I don’t want to make any broad claims about a gendered society or a capitalist world, but I think it is clear that the color pink carries a lot more weight than, say, orange. In my head, pink is for girls and blue is for boys: implicit association. Some proof that this phenomenon is not limited to my own psyche: once, when I was a baby, my mother dressed me in blue. Strangers praised her “little boy.” “She’s a girl,” my mom told them. They did not believe her. 


Internalized misogyny is loosely defined as when women subconsciously project sexist ideas onto other women and even themselves. My own internalized misogyny, which I only began acknowledging this summer, is the reason I associate pink with being delicate and fanciful. To put it explicitly, the connection my brain makes is pink––girls––weak. 


Taylor Swift fell into the “Things Girls Like” category. So I, a girl happy being a girl, refused to listen to her music. I’d claim to hate her when I only knew the bare minimum about her. It took my watching her documentary, Miss Americana, to finally break out of that mindset. In November, months after I reluctantly became a Taylor Swift fan, I could easily discuss Miss Americana for hours. I first watched it in July, though, and it was the first time I saw Taylor Swift as a victim of vicious media portrayal and a sexist society. I will acknowledge that it is still a movie that crafts an image of an international celebrity, but it shattered my perception of her. 

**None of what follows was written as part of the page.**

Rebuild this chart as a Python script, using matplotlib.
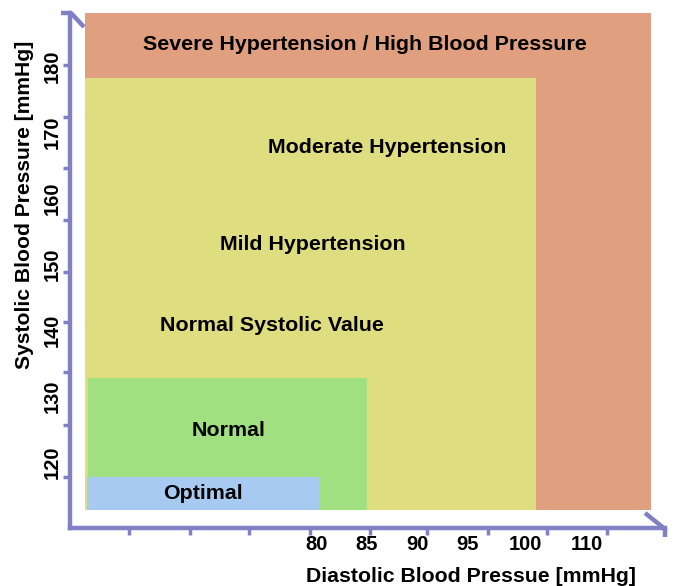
import numpy as np
import matplotlib
matplotlib.use("Agg")
import matplotlib.pyplot as plt

plt.rcParams['font.family'] = ['Liberation Sans', 'DejaVu Sans']
plt.rcParams['font.weight'] = 'bold'

# blood pressure zones (diastolic on x, systolic on y)
zone_names = ['severe', 'hypertension', 'normal', 'optimal']
dia_lo = [57.0, 57.0, 57.3, 57.2]
dia_hi = [113.2, 101.8, 85.0, 80.3]
sys_lo = [112.7, 112.7, 112.7, 112.7]
sys_hi = [188.0, 178.2, 132.7, 117.7]
zone_colors = ['#E0A080', '#DEDE80', '#A0E080', '#A6CAF0']

label_text = ['Severe Hypertension / High Blood Pressure', 'Moderate Hypertension',
              'Mild Hypertension', 'Normal Systolic Value', 'Normal', 'Optimal']
label_dia = [84.8, 87.05, 79.6, 75.6, 71.2, 68.7]
label_sys = [183.2, 167.6, 152.9, 140.6, 124.8, 115.3]

# tick labels sit where the picture puts them
xtick_pos = [80, 85, 90, 95, 100.7, 106.8]
xtick_lab = ['80', '85', '90', '95', '100', '110']
ytick_pos = [120, 130, 140, 150, 160, 170, 180]
ytick_lab = ['120', '130', '140', '150', '160', '170', '180']
# little tick nubs on the axis lines
x_nubs = [61.4, 67.4, 73.3, 79.3, 85.3, 91.0, 97.0, 102.9, 108.8]
y_nubs = [117.7, 125.6, 133.6, 141.2, 148.8, 156.7, 164.5, 172.3, 180.2]

W, H = 678, 586
axis_col = '#8080C4'

fig = plt.figure(figsize=(W / 100, H / 100), dpi=100)
ax = fig.add_axes([70 / W, 1 - 528 / H, 595 / W, 515 / H])
ax.set_xlim(55.5, 114.6)
ax.set_ylim(110.0, 188.0)
ax.set_facecolor('none')

ax.bar(dia_lo, np.array(sys_hi) - np.array(sys_lo), width=np.array(dia_hi) - np.array(dia_lo),
       bottom=sys_lo, align='edge', color=zone_colors, linewidth=0, zorder=1)

for t, x, y in zip(label_text, label_dia, label_sys):
    ax.text(x, y, t, ha='center', va='center', fontsize=15.4, fontweight='bold', zorder=3)

for s in ['top', 'right']:
    ax.spines[s].set_visible(False)
for s in ['left', 'bottom']:
    ax.spines[s].set_color(axis_col)
    ax.spines[s].set_linewidth(3.2)
    ax.spines[s].set_capstyle('projecting')

ax.set_xticks(x_nubs)
ax.set_xticklabels([])
ax.set_yticks(y_nubs)
ax.set_yticklabels([])
ax.tick_params(which='major', direction='out', length=5, width=2.5, color=axis_col)

ax.set_xticks(xtick_pos, xtick_lab, minor=True)
ax.set_yticks(ytick_pos, ytick_lab, minor=True)
ax.tick_params(axis='x', which='minor', length=0, pad=5, labelsize=14.5)
ax.tick_params(axis='y', which='minor', length=0, pad=6, labelsize=14.5, labelrotation=90)
for lab in ax.get_xticklabels(minor=True) + ax.get_yticklabels(minor=True):
    lab.set_fontweight('bold')
for lab in ax.get_yticklabels(minor=True):
    lab.set_va('center')


def px(xs, ys):
    return [x / W for x in xs], [1 - y / H for y in ys]


# 3d-ish end caps on the axis lines
for xs, ys in [([61, 71], [13, 13]), ([71, 84], [13, 27]),
               ([645, 665, 665], [513, 529, 537])]:
    fx, fy = px(xs, ys)
    fig.add_artist(plt.Line2D(fx, fy, color=axis_col, linewidth=3.2,
                              solid_capstyle='butt', solid_joinstyle='miter'))

fig.text(471 / W, 1 - 577 / H, 'Diastolic Blood Pressue [mmHg]', ha='center', va='center',
         fontsize=15.3, fontweight='bold')
fig.text(25 / W, 1 - 205 / H, 'Systolic Blood Pressure [mmHg]', ha='center', va='center',
         rotation=90, fontsize=15.2, fontweight='bold')

fig.savefig('out.png', dpi=100)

She is, undoubtedly, an incredibly talented songwriter. And she is not, despite what I believed for years, a weak and frivolous woman. For over a decade, she has created a space for herself in an industry notoriously cruel to women. My attempts to “not be like other girls” and hate Taylor Swift were a product of sexism in the media and my own internalized misogyny. I didn’t even listen to her music––it’s almost laughable how much I hated her and how little reason there was for that hatred. 

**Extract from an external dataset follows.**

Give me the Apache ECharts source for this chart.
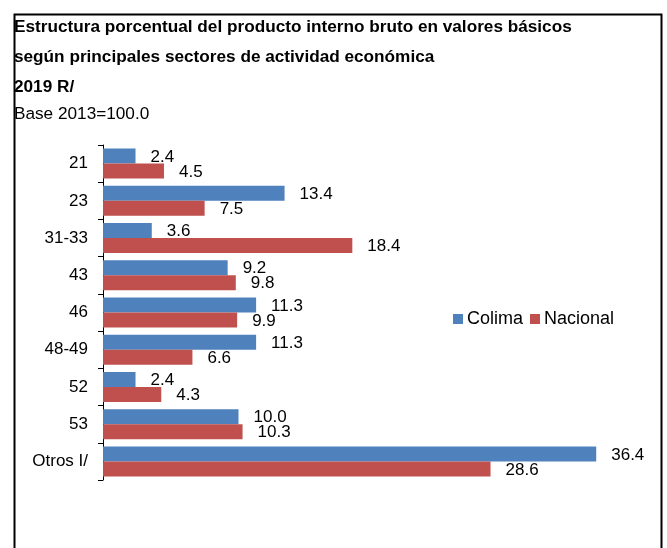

Any devoted Taylor Swift fan reading this article is probably waiting for me to mention her 2010 song “Better Than Revenge,” the hook of which is “she’s better known for the things that she does on the mattress.” It’s a nice little example of slut-shaming. I won’t lie––this song does not sit well with me. I’m not going to get into the very complex subject of cancel culture, but I want to emphasize that personal growth is possible, even for celebrities.


After July, I fully immersed myself in the entire Taylor Swift discography. Folklore is my favorite album of hers (I even listened to it throughout the writing process for this article), likely because it aligns most closely with my personal music taste. She has a ton of other good songs, though––songs that I did not listen to on account of being conditioned to hate her. I am not ashamed to be a Taylor Swift fan now, but the confrontation of my internal misogyny did not happen overnight. I’m still working through random prejudices I barely knew I had.


Yes, Taylor Swift writes songs about love and dating, but what artist doesn’t? She has had to endure a tremendous amount of extra prying and hate because she is a woman in the industry. As a woman, it is my responsibility to uplift and support other women; we’re all dealing with the crush of the ever-present patriarchy. Not liking her music is not an excuse to hate her without cause.